By 2005, when he was 17, Lascaze was arrested and charged as an adult for burglary, theft of firearms and home invasion. He served 13 months at Valley Street Jail. 

“I developed this ‘us versus them’ mentality real young, so I started making childish decisions,” he said.

From there, Lascaze was trapped in the revolving door of the justice system; it wasn’t until he served 13 years in the New Hampshire State Prison for Men in Concord that he escaped it. He’s now a statehouse lobbyist for the American Civil Liberties Union of New Hampshire, working to reduce the state’s incarceration rate and combat racial disparities in the justice system. 

Lascaze said police clearly prioritized patrols in the center city neighborhoods where he grew up. 

“There was a heavy concentration of a police presence in the neighborhoods where you had low-income housing,” Lascaze said. “Based on actions, I would say there was definitely a bias towards those neighborhoods (and) the people in those neighborhoods. … The North End is not treated like Central or Union or Laurel Street.”

Lt. Matthew Barter of the Manchester Police Department has been thinking about these issues. For the past eight years, he has developed four different versions of the department’s hot spot policing programs.

The most intensive iteration of the program was in place between 2016 and 2018, when the department was using a predictive policing algorithm to direct so-called “hot spot patrols” to areas where trouble was expected. The software predicted where crime was likely to occur based on patterns identified in the crime data. 

During that time, a few neighborhoods were consistently flagged, Barter said. Those included pockets of the West Side and the center city area that includes census tracts 13, 15 and 16, a swath that stretches eastward roughly from Veteran’s Memorial Park and the SNHU Arena to Beech Street.

It didn’t take Barter long to realize why those areas kept getting flagged.

“These are the lousiest socioeconomic parts of the city,” he said.

They also happened to be the neighborhoods with the highest percentage of minority residents, according to census data, which would later complicate police strategy.
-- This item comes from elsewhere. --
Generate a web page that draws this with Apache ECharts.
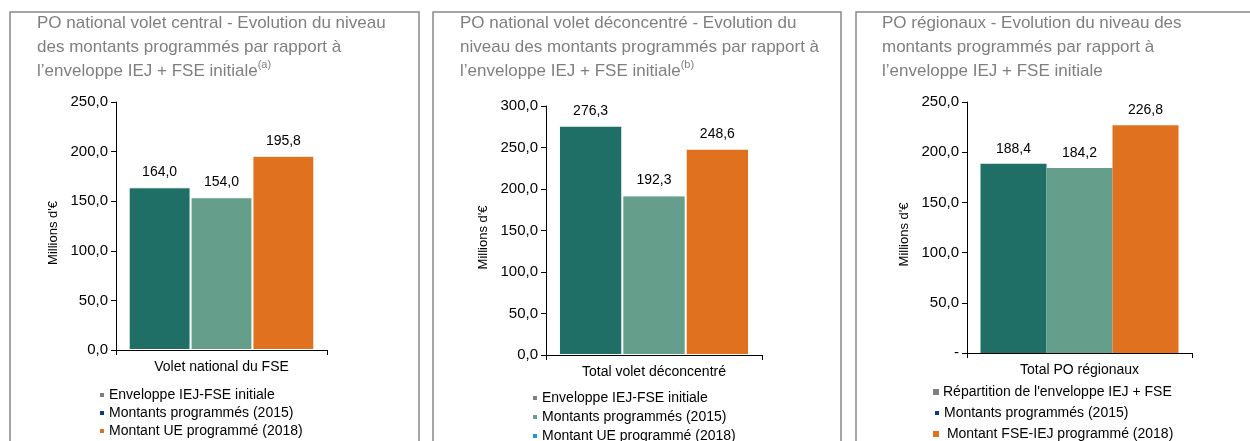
<!DOCTYPE html>
<html>
<head>
<meta charset="utf-8">
<script src="https://cdn.jsdelivr.net/npm/echarts@6/dist/echarts.min.js"></script>
<style>
  html, body { margin: 0; padding: 0; background: #fff; }
  #chart { width: 1250px; height: 441px; }
</style>
</head>
<body>
<div id="chart"></div>
<script>
// données
const categories = ['Volet national du FSE', 'Total volet déconcentré', 'Total PO régionaux'];
const enveloppe = [164.0, 276.3, 188.4];
const programmes2015 = [154.0, 192.3, 184.2];
const programme2018 = [195.8, 248.6, 226.8];
const yMax = [250, 300, 250];

const titles = [
  'PO national volet central - Evolution du niveau\ndes montants programmés par rapport à\nl’enveloppe IEJ + FSE initiale{sup|(a)}',
  'PO national volet déconcentré - Evolution du\nniveau des montants programmés par rapport à\nl’enveloppe IEJ + FSE initiale{sup|(b)}',
  'PO régionaux - Evolution du niveau des\nmontants programmés par rapport à\nl’enveloppe IEJ + FSE initiale'
];
const legendNames = [
  ['Enveloppe IEJ-FSE initiale', 'Montants programmés (2015)', 'Montant UE programmé (2018)'],
  ['Enveloppe IEJ-FSE initiale', 'Montants programmés (2015)', 'Montant UE programmé (2018)'],
  ['Répartition de l\'enveloppe IEJ + FSE', 'Montants programmés (2015)', 'Montant FSE-IEJ programmé (2018)']
];

// couleurs des barres et des carrés de légende (différentes dans l'original)
const barColors = ['#1f6f66', '#659e8a', '#e0711e'];
const legendColors = [
  ['#7f7f7f', '#0b3a8e', '#e0711e'],
  ['#7f7f7f', '#659e8a', '#1c9ad6'],
  ['#7f7f7f', '#0b3a8e', '#e0711e']
];

const FONT = 'Liberation Sans, Arial, sans-serif';
const fmt = v => v.toFixed(1).replace('.', ',');

// positions des panneaux
const panels = [
  { box: [10, 12, 409], title: [37, 11], grid: [116, 102, 211, 248], legX: [98, 98, 98], legY: [396, 414, 432] },
  { box: [433, 12, 408], title: [460, 11], grid: [546, 106, 216, 249], legX: [531, 531, 531], legY: [399, 418, 437] },
  { box: [856, 12, 420], title: [882, 11], grid: [967, 102, 225, 251], legX: [933, 933, 933], legY: [393, 414, 435] }
];

const chart = echarts.init(document.getElementById('chart'), null, { renderer: 'canvas' });

const legends = [];
panels.forEach((p, i) => {
  legendNames[i].forEach((n, k) => {
    legends.push({
      left: p.legX[k],
      top: p.legY[k] - 8,
      padding: 0,
      icon: 'rect',
      itemWidth: 6,
      itemHeight: 6,
      selectedMode: false,
      textStyle: { fontFamily: FONT, fontSize: 14, color: '#000', padding: [0, 0, 0, -1] },
      formatter: name => (i === 2 && k === 2) ? '\u00a0' + name : name,
      data: [{ name: n, itemStyle: { color: legendColors[i][k] } }]
    });
  });
});

const option = {
  backgroundColor: '#fff',
  animation: false,
  textStyle: { fontFamily: FONT },
  graphic: panels.map(p => ({
    type: 'rect',
    shape: { x: p.box[0], y: p.box[1], width: p.box[2], height: 460 },
    style: { fill: 'none', stroke: '#888', lineWidth: 1.5 },
    silent: true
  })),
  title: panels.map((p, i) => ({
    text: titles[i],
    left: p.title[0],
    top: p.title[1],
    padding: 0,
    textStyle: {
      fontFamily: FONT, fontSize: 17, fontWeight: 'normal', color: '#7f7f7f', lineHeight: 24,
      rich: { sup: { fontFamily: FONT, fontSize: 11, color: '#7f7f7f', verticalAlign: 'top', lineHeight: 20 } }
    }
  })),
  legend: legends,
  grid: panels.map(p => ({ left: p.grid[0], top: p.grid[1], width: p.grid[2], height: p.grid[3] })),
  xAxis: categories.map((c, i) => ({
    type: 'category',
    gridIndex: i,
    data: [c],
    axisLine: { lineStyle: { color: '#000', width: 1 } },
    axisTick: { show: true, length: 5, lineStyle: { color: '#000' } },
    axisLabel: { color: '#000', fontSize: 14, fontFamily: FONT, margin: 10 }
  })),
  yAxis: yMax.map((m, i) => ({
    type: 'value',
    gridIndex: i,
    min: 0,
    max: m,
    interval: 50,
    name: 'Millions d\'€',
    nameLocation: 'middle',
    nameRotate: 90,
    nameGap: 56,
    nameTextStyle: { color: '#000', fontSize: 13, fontFamily: FONT, padding: [0, 14, 0, 0] },
    axisLine: { show: true, lineStyle: { color: '#000', width: 1 } },
    axisTick: { show: true, length: 5, lineStyle: { color: '#000' } },
    splitLine: { show: false },
    axisLabel: {
      color: '#000', fontSize: 15, fontFamily: FONT, margin: 8,
      formatter: v => (i === 2 && v === 0) ? '-' : fmt(v)
    }
  })),
  series: []
};

const valueSets = [enveloppe, programmes2015, programme2018];
categories.forEach((c, i) => {
  valueSets.forEach((vals, k) => {
    option.series.push({
      name: legendNames[i][k],
      type: 'bar',
      xAxisIndex: i,
      yAxisIndex: i,
      data: [vals[i]],
      barGap: 0,
      barCategoryGap: '12%',
      itemStyle: {
        color: barColors[k],
        borderColor: '#fff',
        borderWidth: i === 2 ? 0 : 1
      },
      label: {
        show: true,
        position: 'top',
        distance: 8,
        color: '#000',
        fontSize: 14,
        fontFamily: FONT,
        formatter: p => fmt(p.value)
      }
    });
  });
});

chart.setOption(option);
</script>
</body>
</html>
Retired Manchester Detective Bob Freitas observed that the center city has long had a number of large tenement buildings, a variety of low-income housing and absentee landlords. These factors, rather than the simple presence of high-density housing, were contributing to crime rates.

According to an analysis by the Granite State News Collaborative, these issues are localized today due to a long history of exclusionary zoning, a mapping process by local municipalities that restricts the development of certain building types — like large apartment buildings — to some parts of the city at the exclusion of others.

UNH Law Professor and Portsmouth Police Commissioner Buzz Scherr said it’s no accident the crime map mirrors the zoning.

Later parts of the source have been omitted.